LSTMs are a variant of Recurrent Neural Networks (RNNs) which preserve the error that can be backpropagated through time and layers.The DL4J website has a detailed description of Fig. 1 which is worthwhile reading. The three (analog) gates block or pass information based on weights which are learned just like other neural network weights through recurrent network learning (backpropagation and gradient descent). Let us call the three activations, associated with the three (recurrent) gates (to the right in Fig. 1), recurrent activations. The central identity activation is a summation which adds the cell’s current state with its input; this is the key to the ability of the LSTM to maintain a constant error during backpropagation. The black dots signify multiplication of the recurrent gate outputs with the output of the cell activations.
Fig. 2 is a simplified network that we use for our illustration. It has a single input neuron, identity activations and all weights set to 1. We provide an input sequence of length 3, that are each 1.
Let us first write some Python code using the Keras interface (to TensorFlow back-end) to derive the expected sequence output (sequence_out), and values for the hidden-state (state_h) and cell-state (state_c). Note that for our simple structure, the sequence_outis equal to state_h.
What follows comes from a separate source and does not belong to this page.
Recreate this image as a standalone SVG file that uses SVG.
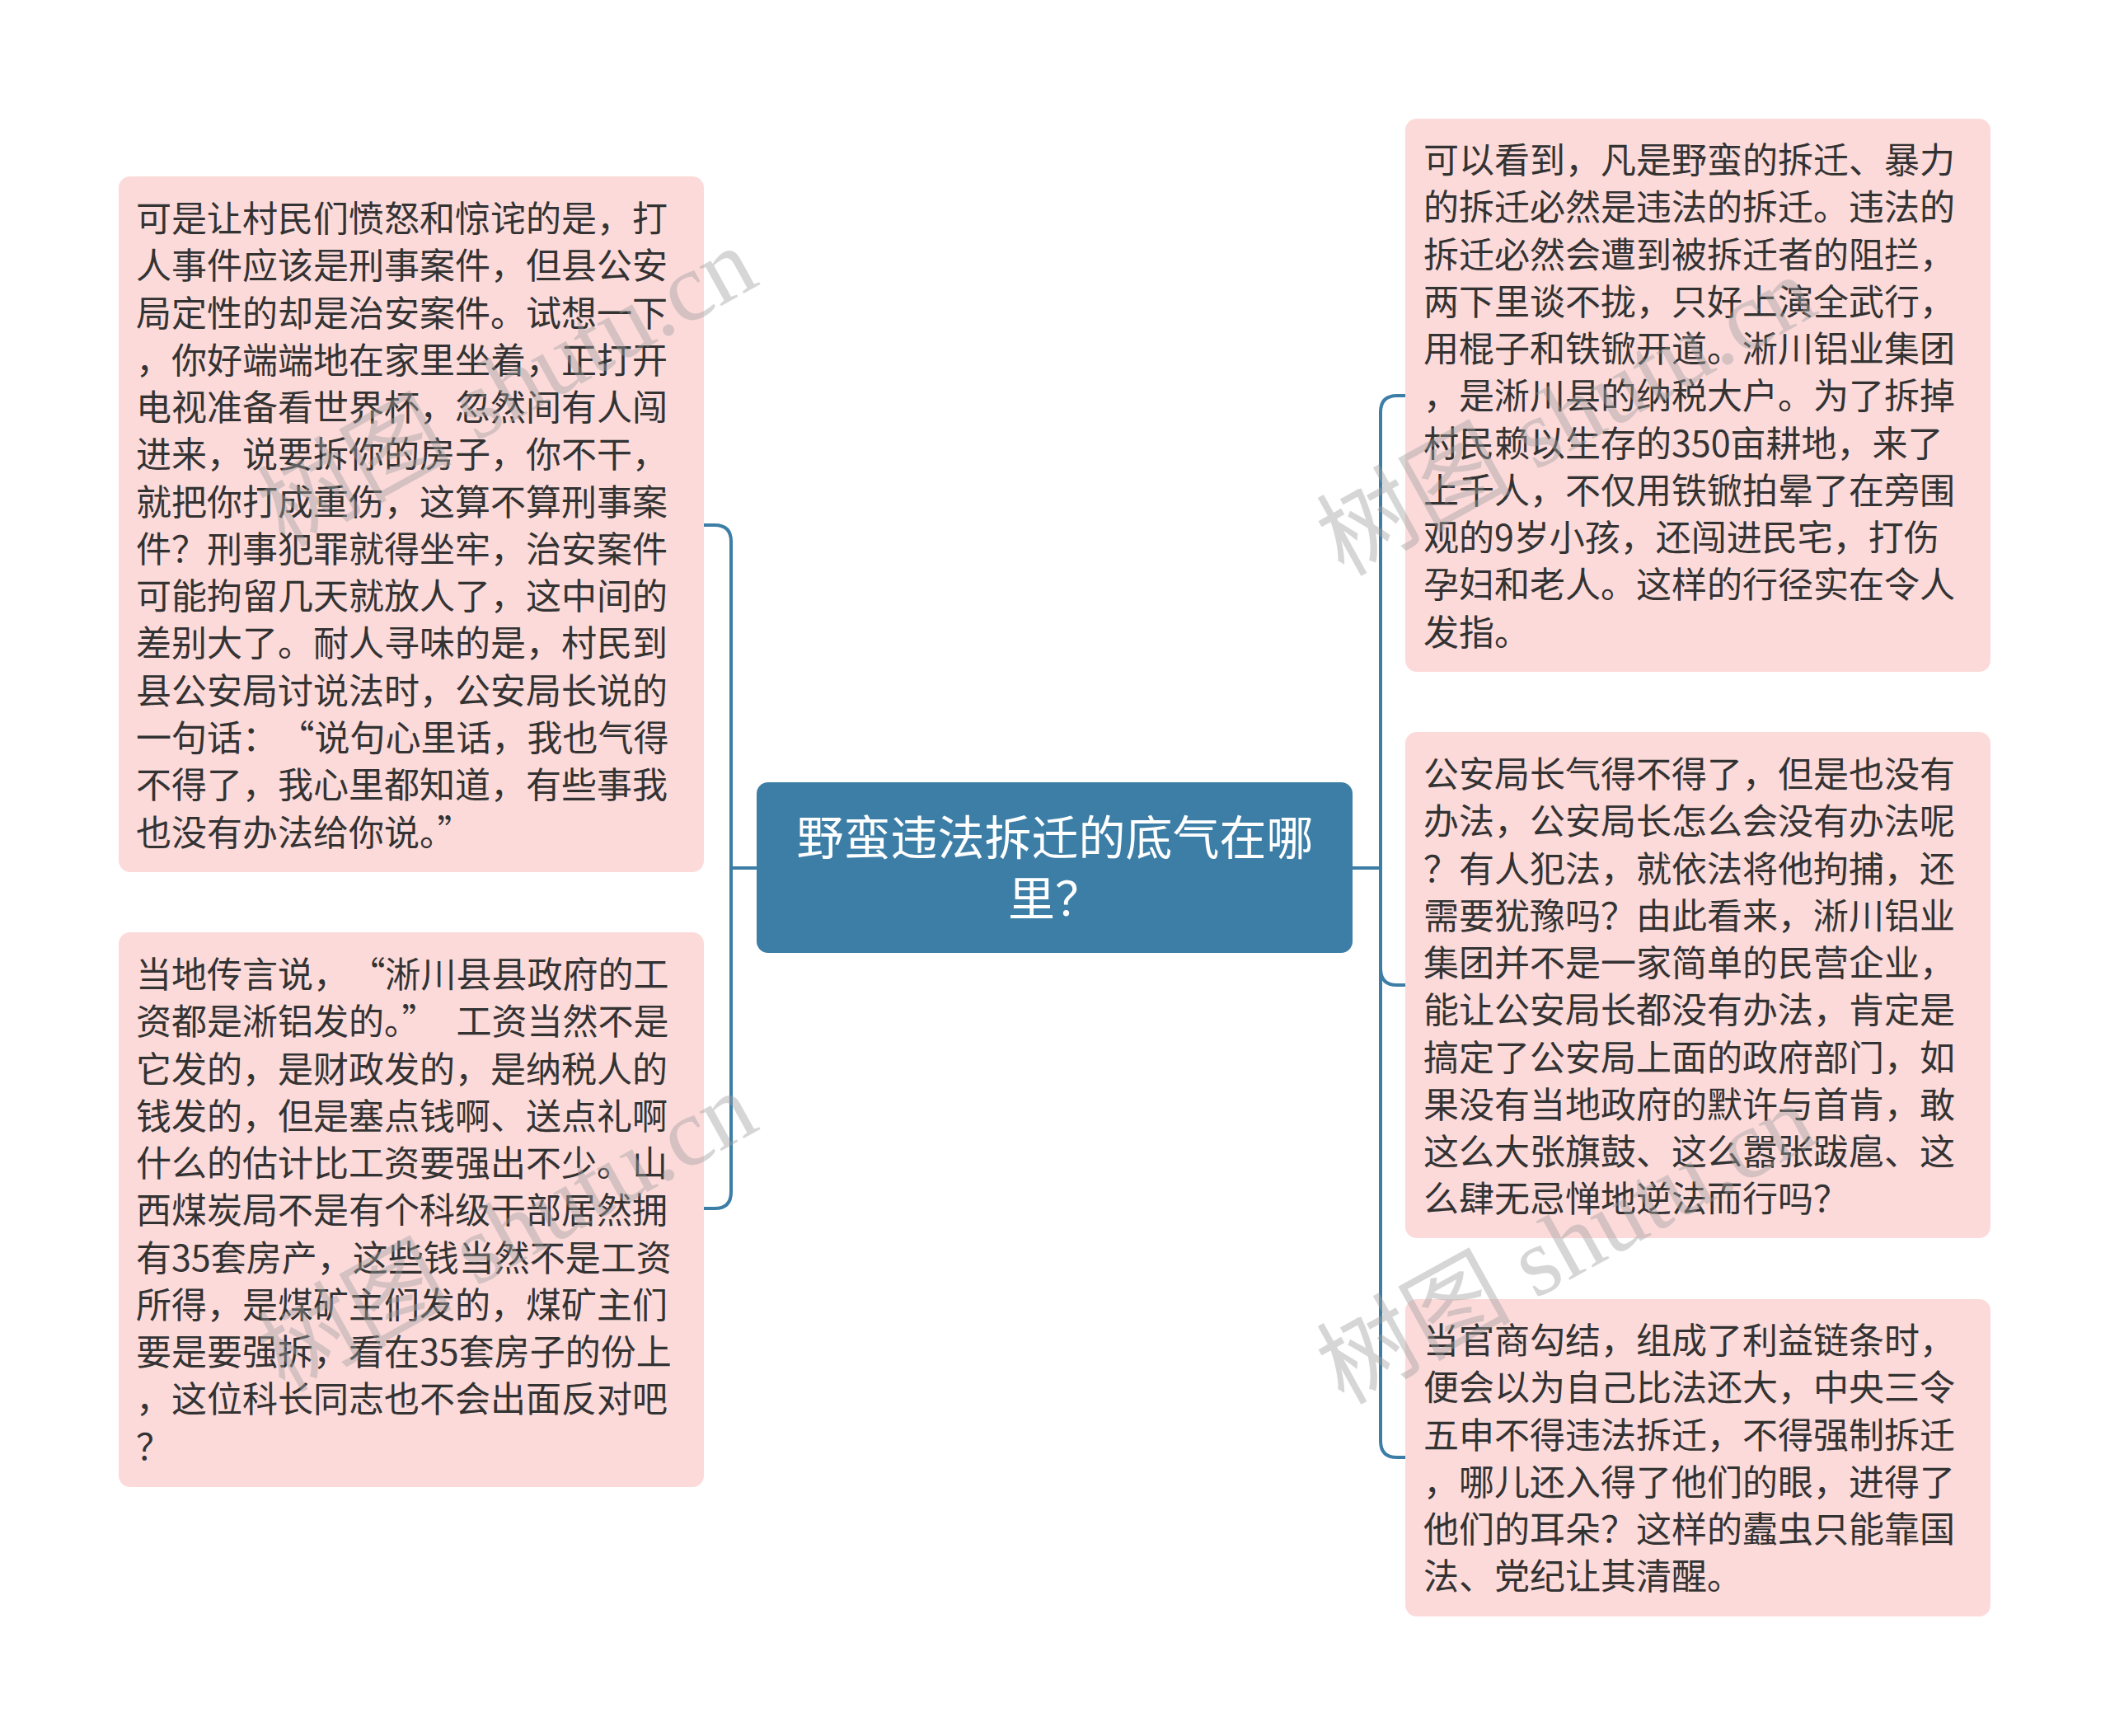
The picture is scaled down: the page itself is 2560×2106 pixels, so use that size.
<svg xmlns="http://www.w3.org/2000/svg" width="2560" height="2106" viewBox="0 0 2560 2106" lang="zh-CN">
<style>
.bg{fill:#ffffff}
.leaf{fill:#fcdada}
.root{fill:#3d7ea6}
.t{font-family:"Noto Sans CJK SC","Noto Sans",sans-serif;font-size:43px;fill:#333333}
.rt{font-family:"Noto Sans CJK SC","Noto Sans",sans-serif;font-size:57px;fill:#ffffff;text-anchor:middle}
.conn{fill:none;stroke:#3d7ea6;stroke-width:4}
.wm{font-family:"Liberation Serif","Noto Sans CJK SC",serif;font-size:118px;fill:#a0a0a0;opacity:0.42}
</style>
<rect class="bg" x="0" y="0" width="2560" height="2106"/>
<g id="connectors">
<path class="conn" d="M918 1053 H887"/>
<path class="conn" d="M854 637 H867 Q887 637 887 657 V1446 Q887 1466 867 1466 H854"/>
<path class="conn" d="M1641 1053 H1675"/>
<path class="conn" d="M1705 480 H1695 Q1675 480 1675 500 V1748 Q1675 1768 1695 1768 H1705"/>
<path class="conn" d="M1675 1175 Q1675 1195 1695 1195 H1705"/>
</g>
<g id="root">
<rect class="root" x="918" y="949" width="723" height="207" rx="14"/>
<text class="rt" x="1280" y="1037">野蛮违法拆迁的底气在哪</text>
<text class="rt" x="1280" y="1111">里？</text>
</g>
<g id="node-left-1">
<rect class="leaf" x="144" y="214" width="710" height="844" rx="14"/>
<text class="t" x="165" y="281">
<tspan x="165" dy="0">可是让村民们愤怒和惊诧的是，打</tspan>
<tspan x="165" dy="57.27">人事件应该是刑事案件，但县公安</tspan>
<tspan x="165" dy="57.27">局定性的却是治安案件。试想一下</tspan>
<tspan x="165" dy="57.27">，你好端端地在家里坐着，正打开</tspan>
<tspan x="165" dy="57.27">电视准备看世界杯，忽然间有人闯</tspan>
<tspan x="165" dy="57.27">进来，说要拆你的房子，你不干，</tspan>
<tspan x="165" dy="57.27">就把你打成重伤，这算不算刑事案</tspan>
<tspan x="165" dy="57.27">件？刑事犯罪就得坐牢，治安案件</tspan>
<tspan x="165" dy="57.27">可能拘留几天就放人了，这中间的</tspan>
<tspan x="165" dy="57.27">差别大了。耐人寻味的是，村民到</tspan>
<tspan x="165" dy="57.27">县公安局讨说法时，公安局长说的</tspan>
<tspan x="165" dy="57.27">一句话：<tspan dx="23">“</tspan>说句心里话，我也气得</tspan>
<tspan x="165" dy="57.27">不得了，我心里都知道，有些事我</tspan>
<tspan x="165" dy="57.27">也没有办法给你说。”</tspan>
</text>
</g>
<g id="node-left-2">
<rect class="leaf" x="144" y="1131" width="710" height="673" rx="14"/>
<text class="t" x="165" y="1198">
<tspan x="165" dy="0">当地传言说，<tspan dx="23">“</tspan>淅川县县政府的工</tspan>
<tspan x="165" dy="57.27">资都是淅铝发的。”<tspan dx="23">工</tspan>资当然不是</tspan>
<tspan x="165" dy="57.27">它发的，是财政发的，是纳税人的</tspan>
<tspan x="165" dy="57.27">钱发的，但是塞点钱啊、送点礼啊</tspan>
<tspan x="165" dy="57.27">什么的估计比工资要强出不少。山</tspan>
<tspan x="165" dy="57.27">西煤炭局不是有个科级干部居然拥</tspan>
<tspan x="165" dy="57.27">有35套房产，这些钱当然不是工资</tspan>
<tspan x="165" dy="57.27">所得，是煤矿主们发的，煤矿主们</tspan>
<tspan x="165" dy="57.27">要是要强拆，看在35套房子的份上</tspan>
<tspan x="165" dy="57.27">，这位科长同志也不会出面反对吧</tspan>
<tspan x="165" dy="57.27">？</tspan>
</text>
</g>
<g id="node-right-1">
<rect class="leaf" x="1705" y="144" width="710" height="671" rx="14"/>
<text class="t" x="1727" y="210">
<tspan x="1727" dy="0">可以看到，凡是野蛮的拆迁、暴力</tspan>
<tspan x="1727" dy="57.27">的拆迁必然是违法的拆迁。违法的</tspan>
<tspan x="1727" dy="57.27">拆迁必然会遭到被拆迁者的阻拦，</tspan>
<tspan x="1727" dy="57.27">两下里谈不拢，只好上演全武行，</tspan>
<tspan x="1727" dy="57.27">用棍子和铁锨开道。淅川铝业集团</tspan>
<tspan x="1727" dy="57.27">，是淅川县的纳税大户。为了拆掉</tspan>
<tspan x="1727" dy="57.27">村民赖以生存的350亩耕地，来了</tspan>
<tspan x="1727" dy="57.27">上千人，不仅用铁锨拍晕了在旁围</tspan>
<tspan x="1727" dy="57.27">观的9岁小孩，还闯进民宅，打伤</tspan>
<tspan x="1727" dy="57.27">孕妇和老人。这样的行径实在令人</tspan>
<tspan x="1727" dy="57.27">发指。</tspan>
</text>
</g>
<g id="node-right-2">
<rect class="leaf" x="1705" y="888" width="710" height="614" rx="14"/>
<text class="t" x="1727" y="955">
<tspan x="1727" dy="0">公安局长气得不得了，但是也没有</tspan>
<tspan x="1727" dy="57.27">办法，公安局长怎么会没有办法呢</tspan>
<tspan x="1727" dy="57.27">？有人犯法，就依法将他拘捕，还</tspan>
<tspan x="1727" dy="57.27">需要犹豫吗？由此看来，淅川铝业</tspan>
<tspan x="1727" dy="57.27">集团并不是一家简单的民营企业，</tspan>
<tspan x="1727" dy="57.27">能让公安局长都没有办法，肯定是</tspan>
<tspan x="1727" dy="57.27">搞定了公安局上面的政府部门，如</tspan>
<tspan x="1727" dy="57.27">果没有当地政府的默许与首肯，敢</tspan>
<tspan x="1727" dy="57.27">这么大张旗鼓、这么嚣张跋扈、这</tspan>
<tspan x="1727" dy="57.27">么肆无忌惮地逆法而行吗？</tspan>
</text>
</g>
<g id="node-right-3">
<rect class="leaf" x="1705" y="1576" width="710" height="385" rx="14"/>
<text class="t" x="1727" y="1642">
<tspan x="1727" dy="0">当官商勾结，组成了利益链条时，</tspan>
<tspan x="1727" dy="57.27">便会以为自己比法还大，中央三令</tspan>
<tspan x="1727" dy="57.27">五申不得违法拆迁，不得强制拆迁</tspan>
<tspan x="1727" dy="57.27">，哪儿还入得了他们的眼，进得了</tspan>
<tspan x="1727" dy="57.27">他们的耳朵？这样的蠹虫只能靠国</tspan>
<tspan x="1727" dy="57.27">法、党纪让其清醒。</tspan>
</text>
</g>
<g id="watermarks">
<text class="wm" transform="translate(345 665) rotate(-29)">树图 shutu.cn</text>
<text class="wm" transform="translate(345 1690) rotate(-29)">树图 shutu.cn</text>
<text class="wm" transform="translate(1630 700) rotate(-29)">树图 shutu.cn</text>
<text class="wm" transform="translate(1630 1705) rotate(-29)">树图 shutu.cn</text>
</g>
</svg>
As indicated in Fig. 2, the initial state_c is set by Keras to be 0.
Let us step through the 3 time-steps one by one to hand-calculate these values so that we may arrive at the final values shown above at the end of the third time-step. Fig. 4 starts with the first input of 1, and flows this input through the memory cell to obtain the output 1 as expected. After the first time-step, the recurrent kernel becomes 1 and the cell stores a value of 1.
For the second time-step, we feed 1 (again) as the input, and hand-calculate 12 as the sequence_out and state_h values as shown in Fig. 5. The state_c value is 6.
After the second time-step, the recurrent kernel becomes 12, and the cell stores a value of 6 (the state_c value). For the third time-step, the next sequence input value is again 1. We hand-calculate 3211 as the sequence_out and state_h values as shown in Fig. 6. The state_c value is 247. These numbers agree with the output of our Keras code in Fig. 3.
The internal memory state resets to 0 after the end of the sequence. So, at the end of the third time-step (our sequence length is 3), the cell looks like the one in Fig. 7.
If the batch size is 1, back-propagation and adjustment of weights happens at this point (that is, at the end of each sequence). If the batch size is N, back-propagation happens after N sequences have been fed to the cell. Note that an output is emitted by the cell after each time-step in the sequence.
Josh and I found this exercise helpful in understanding LSTMs. Hopefully, you gained a similar benefit from this article.